Goal: Pictures do not belong in your copy. Repeat all the other data exactly.
——
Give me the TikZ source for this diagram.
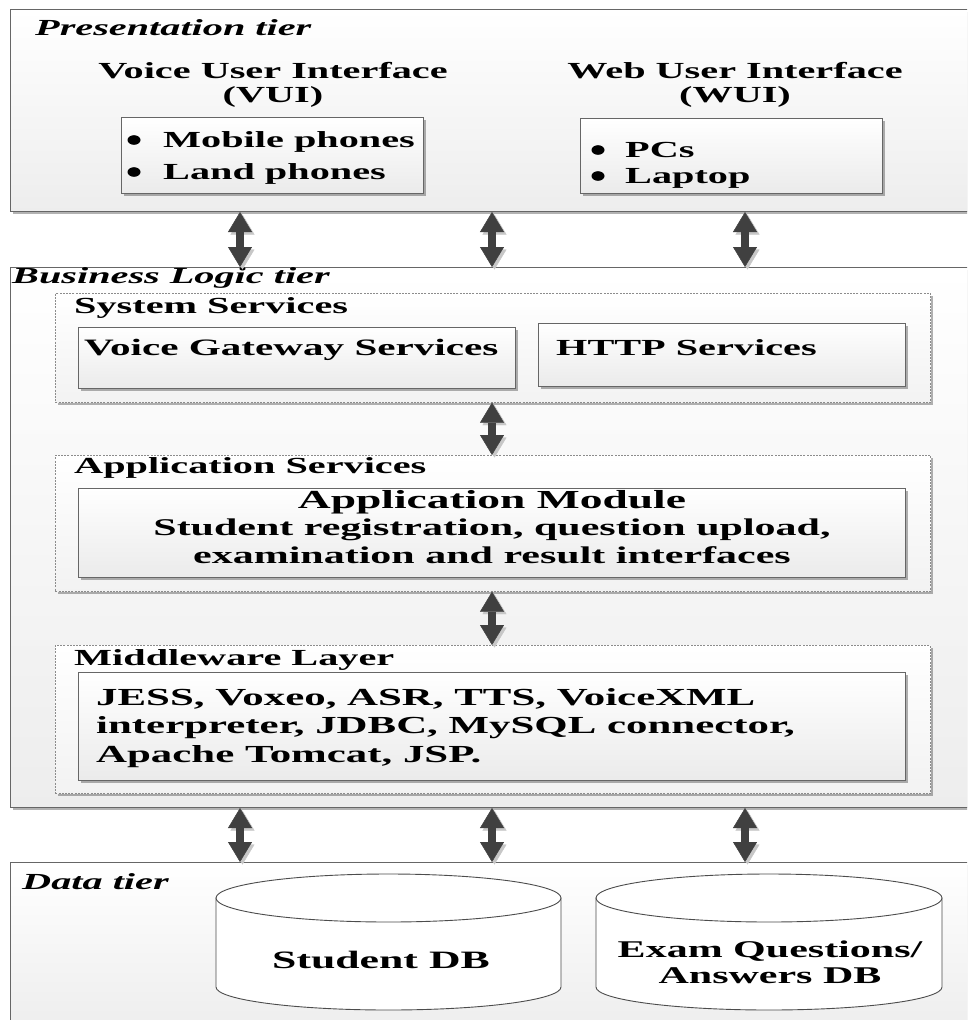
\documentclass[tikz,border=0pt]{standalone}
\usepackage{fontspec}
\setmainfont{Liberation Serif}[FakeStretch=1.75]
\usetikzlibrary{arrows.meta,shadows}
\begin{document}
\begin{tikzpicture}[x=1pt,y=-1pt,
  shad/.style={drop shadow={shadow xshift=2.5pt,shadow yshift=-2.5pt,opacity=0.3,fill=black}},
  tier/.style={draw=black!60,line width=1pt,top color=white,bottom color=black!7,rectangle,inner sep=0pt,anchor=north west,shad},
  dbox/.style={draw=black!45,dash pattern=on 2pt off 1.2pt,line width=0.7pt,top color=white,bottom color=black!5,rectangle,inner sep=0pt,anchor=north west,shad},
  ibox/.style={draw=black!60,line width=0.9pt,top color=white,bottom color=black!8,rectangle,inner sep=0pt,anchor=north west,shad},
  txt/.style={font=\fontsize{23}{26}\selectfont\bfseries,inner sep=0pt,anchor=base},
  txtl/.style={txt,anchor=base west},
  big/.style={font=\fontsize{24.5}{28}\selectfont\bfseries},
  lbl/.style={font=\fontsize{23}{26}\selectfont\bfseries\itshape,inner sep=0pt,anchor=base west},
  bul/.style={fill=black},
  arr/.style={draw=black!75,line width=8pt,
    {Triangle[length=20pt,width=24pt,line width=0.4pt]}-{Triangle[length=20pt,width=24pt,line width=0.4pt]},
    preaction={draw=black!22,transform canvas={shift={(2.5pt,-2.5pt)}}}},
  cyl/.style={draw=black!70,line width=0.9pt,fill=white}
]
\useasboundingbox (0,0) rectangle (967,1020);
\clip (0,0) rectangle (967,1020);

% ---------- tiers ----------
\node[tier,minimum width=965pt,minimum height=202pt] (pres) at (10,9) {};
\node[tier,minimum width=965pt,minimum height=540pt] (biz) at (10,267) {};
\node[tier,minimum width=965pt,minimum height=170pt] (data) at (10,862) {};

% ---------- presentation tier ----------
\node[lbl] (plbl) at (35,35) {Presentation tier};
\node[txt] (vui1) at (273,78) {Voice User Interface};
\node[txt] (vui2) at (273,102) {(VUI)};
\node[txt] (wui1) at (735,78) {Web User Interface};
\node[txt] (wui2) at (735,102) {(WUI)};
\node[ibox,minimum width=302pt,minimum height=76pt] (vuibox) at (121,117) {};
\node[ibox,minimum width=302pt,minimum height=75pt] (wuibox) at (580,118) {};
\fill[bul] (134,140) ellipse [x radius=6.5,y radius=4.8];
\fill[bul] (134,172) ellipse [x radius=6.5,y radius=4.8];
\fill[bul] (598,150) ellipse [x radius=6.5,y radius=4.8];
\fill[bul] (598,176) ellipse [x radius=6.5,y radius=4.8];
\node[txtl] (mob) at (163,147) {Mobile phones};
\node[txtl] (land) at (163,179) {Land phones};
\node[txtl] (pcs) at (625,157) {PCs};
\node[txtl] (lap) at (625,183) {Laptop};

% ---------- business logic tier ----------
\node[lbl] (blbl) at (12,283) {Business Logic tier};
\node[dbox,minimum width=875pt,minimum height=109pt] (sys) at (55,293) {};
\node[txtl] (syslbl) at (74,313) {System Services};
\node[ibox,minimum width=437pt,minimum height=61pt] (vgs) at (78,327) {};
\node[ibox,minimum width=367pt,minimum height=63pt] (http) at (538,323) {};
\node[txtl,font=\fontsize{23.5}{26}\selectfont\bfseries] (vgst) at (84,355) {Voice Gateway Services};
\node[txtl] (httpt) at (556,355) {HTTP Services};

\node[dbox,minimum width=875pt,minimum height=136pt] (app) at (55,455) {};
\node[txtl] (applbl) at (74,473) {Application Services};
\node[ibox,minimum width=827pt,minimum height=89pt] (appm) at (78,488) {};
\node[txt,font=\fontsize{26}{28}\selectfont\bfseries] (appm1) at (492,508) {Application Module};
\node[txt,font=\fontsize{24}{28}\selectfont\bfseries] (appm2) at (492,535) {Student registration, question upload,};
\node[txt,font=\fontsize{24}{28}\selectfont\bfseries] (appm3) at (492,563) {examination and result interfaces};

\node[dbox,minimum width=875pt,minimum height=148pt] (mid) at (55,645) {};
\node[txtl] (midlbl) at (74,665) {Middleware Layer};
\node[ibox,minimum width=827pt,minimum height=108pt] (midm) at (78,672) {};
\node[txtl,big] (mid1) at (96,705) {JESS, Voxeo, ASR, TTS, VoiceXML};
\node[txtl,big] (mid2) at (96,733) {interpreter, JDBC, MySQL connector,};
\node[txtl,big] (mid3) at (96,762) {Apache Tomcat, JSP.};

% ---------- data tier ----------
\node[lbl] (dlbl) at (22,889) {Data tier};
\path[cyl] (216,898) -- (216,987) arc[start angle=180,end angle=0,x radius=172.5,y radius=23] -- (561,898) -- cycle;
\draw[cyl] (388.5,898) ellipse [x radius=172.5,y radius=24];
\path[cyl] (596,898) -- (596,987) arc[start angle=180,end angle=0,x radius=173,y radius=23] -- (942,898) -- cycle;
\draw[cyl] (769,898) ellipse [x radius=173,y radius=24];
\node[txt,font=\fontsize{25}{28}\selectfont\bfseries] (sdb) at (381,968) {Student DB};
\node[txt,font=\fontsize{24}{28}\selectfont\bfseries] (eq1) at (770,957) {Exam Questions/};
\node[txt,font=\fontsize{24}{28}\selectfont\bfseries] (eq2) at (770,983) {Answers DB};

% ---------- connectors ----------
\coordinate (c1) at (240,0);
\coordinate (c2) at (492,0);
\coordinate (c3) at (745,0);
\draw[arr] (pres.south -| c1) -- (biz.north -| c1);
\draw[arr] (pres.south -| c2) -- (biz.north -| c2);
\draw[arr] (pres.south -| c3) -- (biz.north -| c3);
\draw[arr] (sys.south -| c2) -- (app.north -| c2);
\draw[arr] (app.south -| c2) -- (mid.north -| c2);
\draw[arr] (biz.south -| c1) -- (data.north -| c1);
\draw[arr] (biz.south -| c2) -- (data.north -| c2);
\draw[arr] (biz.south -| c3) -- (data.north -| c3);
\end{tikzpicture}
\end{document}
——
Solution to the problem:
Give me the TikZ source for this diagram.
\documentclass[tikz,border=0pt]{standalone}
\usepackage{fontspec}
\setmainfont{Liberation Serif}[FakeStretch=1.75]
\usetikzlibrary{arrows.meta,shadows}
\begin{document}
\begin{tikzpicture}[x=1pt,y=-1pt,
  shad/.style={drop shadow={shadow xshift=2.5pt,shadow yshift=-2.5pt,opacity=0.3,fill=black}},
  tier/.style={draw=black!60,line width=1pt,top color=white,bottom color=black!7,rectangle,inner sep=0pt,anchor=north west,shad},
  dbox/.style={draw=black!45,dash pattern=on 2pt off 1.2pt,line width=0.7pt,top color=white,bottom color=black!5,rectangle,inner sep=0pt,anchor=north west,shad},
  ibox/.style={draw=black!60,line width=0.9pt,top color=white,bottom color=black!8,rectangle,inner sep=0pt,anchor=north west,shad},
  txt/.style={font=\fontsize{23}{26}\selectfont\bfseries,inner sep=0pt,anchor=base},
  txtl/.style={txt,anchor=base west},
  big/.style={font=\fontsize{24.5}{28}\selectfont\bfseries},
  lbl/.style={font=\fontsize{23}{26}\selectfont\bfseries\itshape,inner sep=0pt,anchor=base west},
  bul/.style={fill=black},
  arr/.style={draw=black!75,line width=8pt,
    {Triangle[length=20pt,width=24pt,line width=0.4pt]}-{Triangle[length=20pt,width=24pt,line width=0.4pt]},
    preaction={draw=black!22,transform canvas={shift={(2.5pt,-2.5pt)}}}},
  cyl/.style={draw=black!70,line width=0.9pt,fill=white}
]
\useasboundingbox (0,0) rectangle (967,1020);
\clip (0,0) rectangle (967,1020);

% ---------- tiers ----------
\node[tier,minimum width=965pt,minimum height=202pt] (pres) at (10,9) {};
\node[tier,minimum width=965pt,minimum height=540pt] (biz) at (10,267) {};
\node[tier,minimum width=965pt,minimum height=170pt] (data) at (10,862) {};

% ---------- presentation tier ----------
\node[lbl] (plbl) at (35,35) {Presentation tier};
\node[txt] (vui1) at (273,78) {Voice User Interface};
\node[txt] (vui2) at (273,102) {(VUI)};
\node[txt] (wui1) at (735,78) {Web User Interface};
\node[txt] (wui2) at (735,102) {(WUI)};
\node[ibox,minimum width=302pt,minimum height=76pt] (vuibox) at (121,117) {};
\node[ibox,minimum width=302pt,minimum height=75pt] (wuibox) at (580,118) {};
\fill[bul] (134,140) ellipse [x radius=6.5,y radius=4.8];
\fill[bul] (134,172) ellipse [x radius=6.5,y radius=4.8];
\fill[bul] (598,150) ellipse [x radius=6.5,y radius=4.8];
\fill[bul] (598,176) ellipse [x radius=6.5,y radius=4.8];
\node[txtl] (mob) at (163,147) {Mobile phones};
\node[txtl] (land) at (163,179) {Land phones};
\node[txtl] (pcs) at (625,157) {PCs};
\node[txtl] (lap) at (625,183) {Laptop};

% ---------- business logic tier ----------
\node[lbl] (blbl) at (12,283) {Business Logic tier};
\node[dbox,minimum width=875pt,minimum height=109pt] (sys) at (55,293) {};
\node[txtl] (syslbl) at (74,313) {System Services};
\node[ibox,minimum width=437pt,minimum height=61pt] (vgs) at (78,327) {};
\node[ibox,minimum width=367pt,minimum height=63pt] (http) at (538,323) {};
\node[txtl,font=\fontsize{23.5}{26}\selectfont\bfseries] (vgst) at (84,355) {Voice Gateway Services};
\node[txtl] (httpt) at (556,355) {HTTP Services};

\node[dbox,minimum width=875pt,minimum height=136pt] (app) at (55,455) {};
\node[txtl] (applbl) at (74,473) {Application Services};
\node[ibox,minimum width=827pt,minimum height=89pt] (appm) at (78,488) {};
\node[txt,font=\fontsize{26}{28}\selectfont\bfseries] (appm1) at (492,508) {Application Module};
\node[txt,font=\fontsize{24}{28}\selectfont\bfseries] (appm2) at (492,535) {Student registration, question upload,};
\node[txt,font=\fontsize{24}{28}\selectfont\bfseries] (appm3) at (492,563) {examination and result interfaces};

\node[dbox,minimum width=875pt,minimum height=148pt] (mid) at (55,645) {};
\node[txtl] (midlbl) at (74,665) {Middleware Layer};
\node[ibox,minimum width=827pt,minimum height=108pt] (midm) at (78,672) {};
\node[txtl,big] (mid1) at (96,705) {JESS, Voxeo, ASR, TTS, VoiceXML};
\node[txtl,big] (mid2) at (96,733) {interpreter, JDBC, MySQL connector,};
\node[txtl,big] (mid3) at (96,762) {Apache Tomcat, JSP.};

% ---------- data tier ----------
\node[lbl] (dlbl) at (22,889) {Data tier};
\path[cyl] (216,898) -- (216,987) arc[start angle=180,end angle=0,x radius=172.5,y radius=23] -- (561,898) -- cycle;
\draw[cyl] (388.5,898) ellipse [x radius=172.5,y radius=24];
\path[cyl] (596,898) -- (596,987) arc[start angle=180,end angle=0,x radius=173,y radius=23] -- (942,898) -- cycle;
\draw[cyl] (769,898) ellipse [x radius=173,y radius=24];
\node[txt,font=\fontsize{25}{28}\selectfont\bfseries] (sdb) at (381,968) {Student DB};
\node[txt,font=\fontsize{24}{28}\selectfont\bfseries] (eq1) at (770,957) {Exam Questions/};
\node[txt,font=\fontsize{24}{28}\selectfont\bfseries] (eq2) at (770,983) {Answers DB};

% ---------- connectors ----------
\coordinate (c1) at (240,0);
\coordinate (c2) at (492,0);
\coordinate (c3) at (745,0);
\draw[arr] (pres.south -| c1) -- (biz.north -| c1);
\draw[arr] (pres.south -| c2) -- (biz.north -| c2);
\draw[arr] (pres.south -| c3) -- (biz.north -| c3);
\draw[arr] (sys.south -| c2) -- (app.north -| c2);
\draw[arr] (app.south -| c2) -- (mid.north -| c2);
\draw[arr] (biz.south -| c1) -- (data.north -| c1);
\draw[arr] (biz.south -| c2) -- (data.north -| c2);
\draw[arr] (biz.south -| c3) -- (data.north -| c3);
\end{tikzpicture}
\end{document}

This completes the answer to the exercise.